Elmendorf’s professional credentials aren’t the issue in the controversy over his job. (They’re impeccable.) At stake is the character of the CBO itself. Should it remain a nonpartisan budget auditor or serve the aims of whichever party controls Congress?

Working alongside a bitterly polarized legislature, the CBO supplies independent analysis of new laws and their fiscal consequences. Discussion in Congress, such as it is, can start from the CBO’s impartial calculations. A CBO that’s partisan — or seen to be — would narrow the scope of useful debate on Capitol Hill from little to none.

Some Republicans disagree that the CBO has worked this way. They say it’s ideologically tainted, pushing a statist line while pretending to be neutral. Is there justice in this claim? The main point of contention concerns “dynamic scoring,” which involves estimating the macroeconomic effects of changes in policy. The CBO usually does static scoring, which assumes macroeconomic behavior stays the same.

Imagine a cut in taxes. Under static scoring, it’s simple: Lower tax rates reduce revenues. Under dynamic scoring, you’d consider the effects of lower taxes on economic growth. If output went up, that would expand the tax base, so revenues wouldn’t fall as much, and might even rise.
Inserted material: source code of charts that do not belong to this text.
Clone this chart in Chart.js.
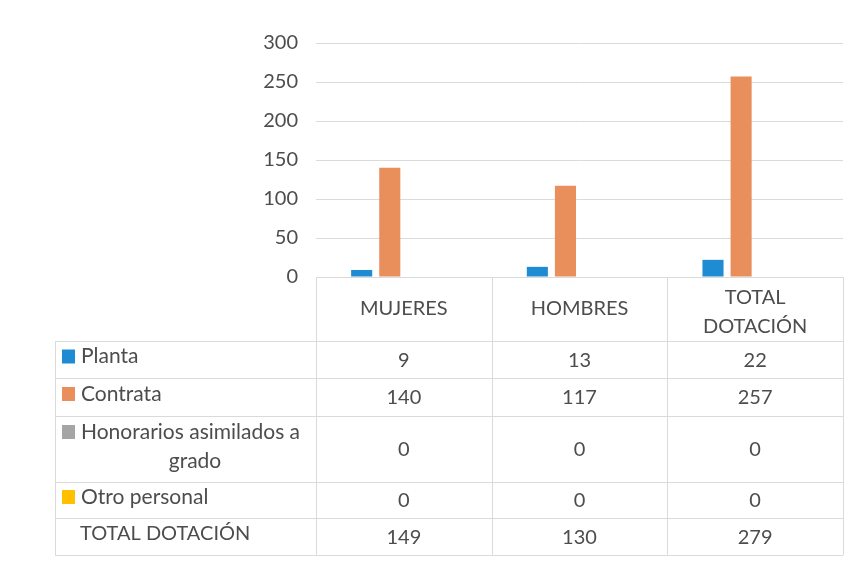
<!DOCTYPE html>
<html>
<head>
<meta charset="utf-8">
<script src="https://cdn.jsdelivr.net/npm/chart.js@4/dist/chart.umd.min.js"></script>
<style>
  html, body { margin: 0; padding: 0; background: #fff; }
  #wrap { width: 859px; height: 567px; position: relative; }
</style>
</head>
<body>
<div id="wrap"><canvas id="chartCanvas" width="859" height="567"></canvas></div>
<script>
const categories = ["MUJERES", "HOMBRES", "TOTAL DOTACIÓN"];
const planta = [9, 13, 22];
const contrata = [140, 117, 257];
const honorarios = [0, 0, 0];
const otroPersonal = [0, 0, 0];
const totalDotacion = [149, 130, 279];
const yTicks = [0, 50, 100, 150, 200, 250, 300];

const FONT = "Lato, 'Open Sans', sans-serif";
const TEXT = "#4d4d4d";
const LINE = "#dadada";

const series = [
    { label: "Planta", data: planta, color: "#1f8bd3" },
    { label: "Contrata", data: contrata, color: "#e98f5c" },
    { label: "Honorarios asimilados a grado", data: honorarios, color: "#a5a5a5" },
    { label: "Otro personal", data: otroPersonal, color: "#ffc000" }
];

// tabla de datos debajo del grafico (como en Excel)
const dataTablePlugin = {
    id: "dataTable",
    afterDraw(chart) {
        const ctx = chart.ctx;
        const area = chart.chartArea;
        const colW = (area.right - area.left) / categories.length;
        const tableLeft = 55;
        const headTop = area.bottom;
        const rows = [341, 378, 416, 482, 518, 555]; // bordes de filas

        ctx.save();
        ctx.strokeStyle = LINE;
        ctx.lineWidth = 1;

        // lineas horizontales
        ctx.beginPath();
        ctx.moveTo(area.left, headTop + 0.5);
        ctx.lineTo(area.right, headTop + 0.5);
        rows.forEach(y => {
            ctx.moveTo(tableLeft, y + 0.5);
            ctx.lineTo(area.right, y + 0.5);
        });
        // lineas verticales
        ctx.moveTo(tableLeft + 0.5, rows[0]);
        ctx.lineTo(tableLeft + 0.5, rows[rows.length - 1]);
        for (let i = 0; i <= categories.length; i++) {
            const x = Math.round(area.left + i * colW) + 0.5;
            ctx.moveTo(x, headTop);
            ctx.lineTo(x, rows[rows.length - 1]);
        }
        ctx.stroke();

        ctx.fillStyle = TEXT;
        ctx.font = "20px " + FONT;
        ctx.textAlign = "center";
        ctx.textBaseline = "middle";

        // encabezados de categorias
        categories.forEach((cat, i) => {
            const cx = area.left + (i + 0.5) * colW;
            const words = cat.split(" ");
            if (words.length > 1) {
                ctx.fillText(words[0], cx, headTop + 21);
                ctx.fillText(words.slice(1).join(" "), cx, headTop + 50);
            } else {
                ctx.fillText(cat, cx, headTop + 32);
            }
        });

        // filas de series + total
        const allRows = series.map(s => ({ label: s.label, data: s.data, color: s.color }));
        allRows.push({ label: "TOTAL DOTACIÓN", data: totalDotacion, color: null });

        allRows.forEach((row, r) => {
            const top = rows[r];
            const bottom = rows[r + 1];
            const mid = (top + bottom) / 2;
            const isHon = row.label.startsWith("Honorarios");

            ctx.font = "20px " + FONT;
            ctx.textAlign = "center";
            row.data.forEach((v, i) => {
                const cx = area.left + (i + 0.5) * colW;
                ctx.fillText(String(v), cx, mid + 1);
            });

            const labelY = isHon ? top + 16 : mid - 3;
            if (row.color) {
                ctx.fillStyle = row.color;
                ctx.fillRect(62, labelY - 7, 13, 14);
                ctx.fillStyle = TEXT;
            }

            ctx.font = (row.color ? "21px " : "20px ") + FONT;
            ctx.textAlign = "left";
            if (isHon) {
                ctx.fillText("Honorarios asimilados a", 81, labelY);
                ctx.textAlign = "center";
                ctx.fillText("grado", 195, top + 45);
            } else if (row.color) {
                ctx.fillText(row.label, 81, labelY);
            } else {
                ctx.fillText(row.label, 80, labelY);
            }
        });

        ctx.restore();
    }
};

document.addEventListener("DOMContentLoaded", function () {
    const chartCanvas = document.getElementById("chartCanvas").getContext("2d");

    new Chart(chartCanvas, {
        type: "bar",
        data: {
            labels: categories,
            datasets: series.map(s => ({
                label: s.label,
                data: s.data,
                backgroundColor: s.color,
                borderWidth: 0,
                categoryPercentage: 0.64,
                barPercentage: 0.75
            }))
        },
        options: {
            responsive: false,
            animation: false,
            layout: {
                padding: { top: 43, right: 16, bottom: 290, left: 0 }
            },
            plugins: {
                legend: { display: false },
                tooltip: { enabled: false }
            },
            scales: {
                x: {
                    display: false
                },
                y: {
                    min: 0,
                    max: 300,
                    afterBuildTicks: (scale) => {
                        scale.ticks = yTicks.map(v => ({ value: v }));
                    },
                    afterFit: (scale) => {
                        scale.width = 316;
                    },
                    border: { display: false },
                    grid: { color: LINE, drawTicks: false },
                    ticks: {
                        padding: 18,
                        color: TEXT,
                        font: { family: FONT, size: 20 }
                    }
                }
            }
        },
        plugins: [dataTablePlugin]
    });
});
</script>
</body>
</html>
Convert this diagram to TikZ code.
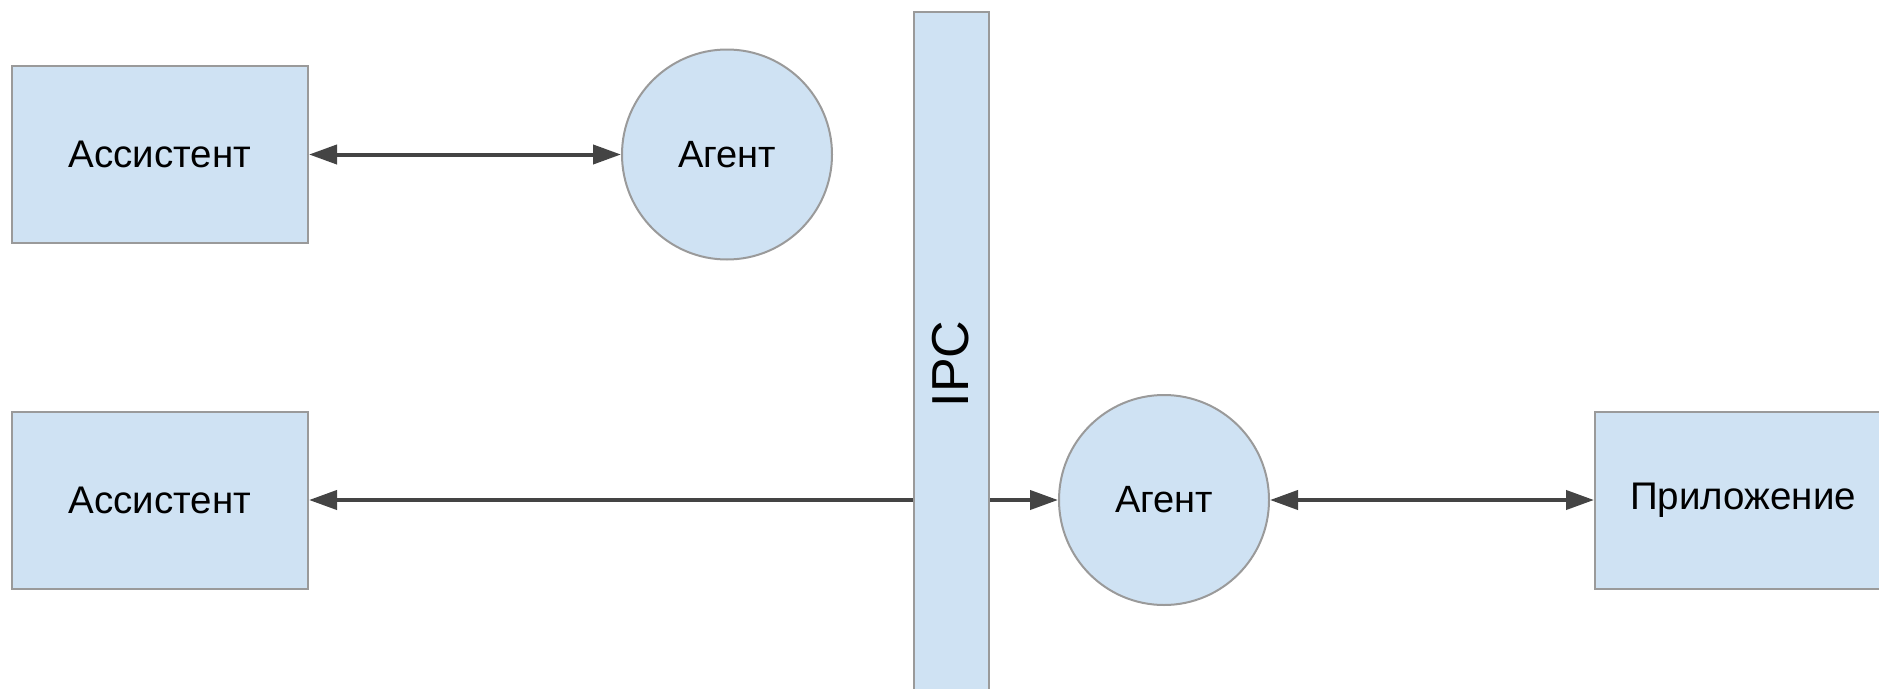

In principle, this more complicated calculation is a reasonable thing to suggest. In practice, though, it’s much harder to do than static scoring — and all but impossible to do in a way that commands wide agreement. Meeting the demand for dynamic scoring would unavoidably move the CBO into partisan politics.

Static scoring, for all its faults, provides a clear starting point for discussion, too useful to be lightly discarded. If the new Republican leadership insists not just on more dynamic scoring, but also on installing a CBO leader whose estimates of dynamic feedbacks would be to its liking, the office would no longer be a plausibly independent adjudicator.

During his tenure, Elmendorf has overseen findings that have annoyed Democrats (raising the minimum wage would mean fewer jobs) and Republicans (the Affordable Care Act would lower health care costs). He’s shown himself to be scrupulously impartial. It also helps that he’s a top-class economist.

This doesn’t mean the CBO’s work can’t be improved. One helpful innovation would be to publish ranges rather than point estimates for its fiscal conclusions. Even simple-seeming fiscal calculations can involve wide margins of error. False precision is a form of dishonesty. The CBO should also be more open about its models and data, and make it easier for outsiders to check its findings and run their own numbers.

Whatever conventions the CBO adopts — for instance, measuring outlays and revenues over 10 years — they’ll be gamed. If the CBO adopts a six-year basis for estimating “revenue neutrality,” Congress will draft bills that shift costs into year seven. This is standard practice. It undermines the CBO’s credibility and calls its whole purpose into question. However, don’t blame Elmendorf and his officials; it’s entirely the fault of Congress.

Members of Congress can empower the CBO to do a better job, or it can render its efforts pointless. With or without Elmendorf, that’s their choice.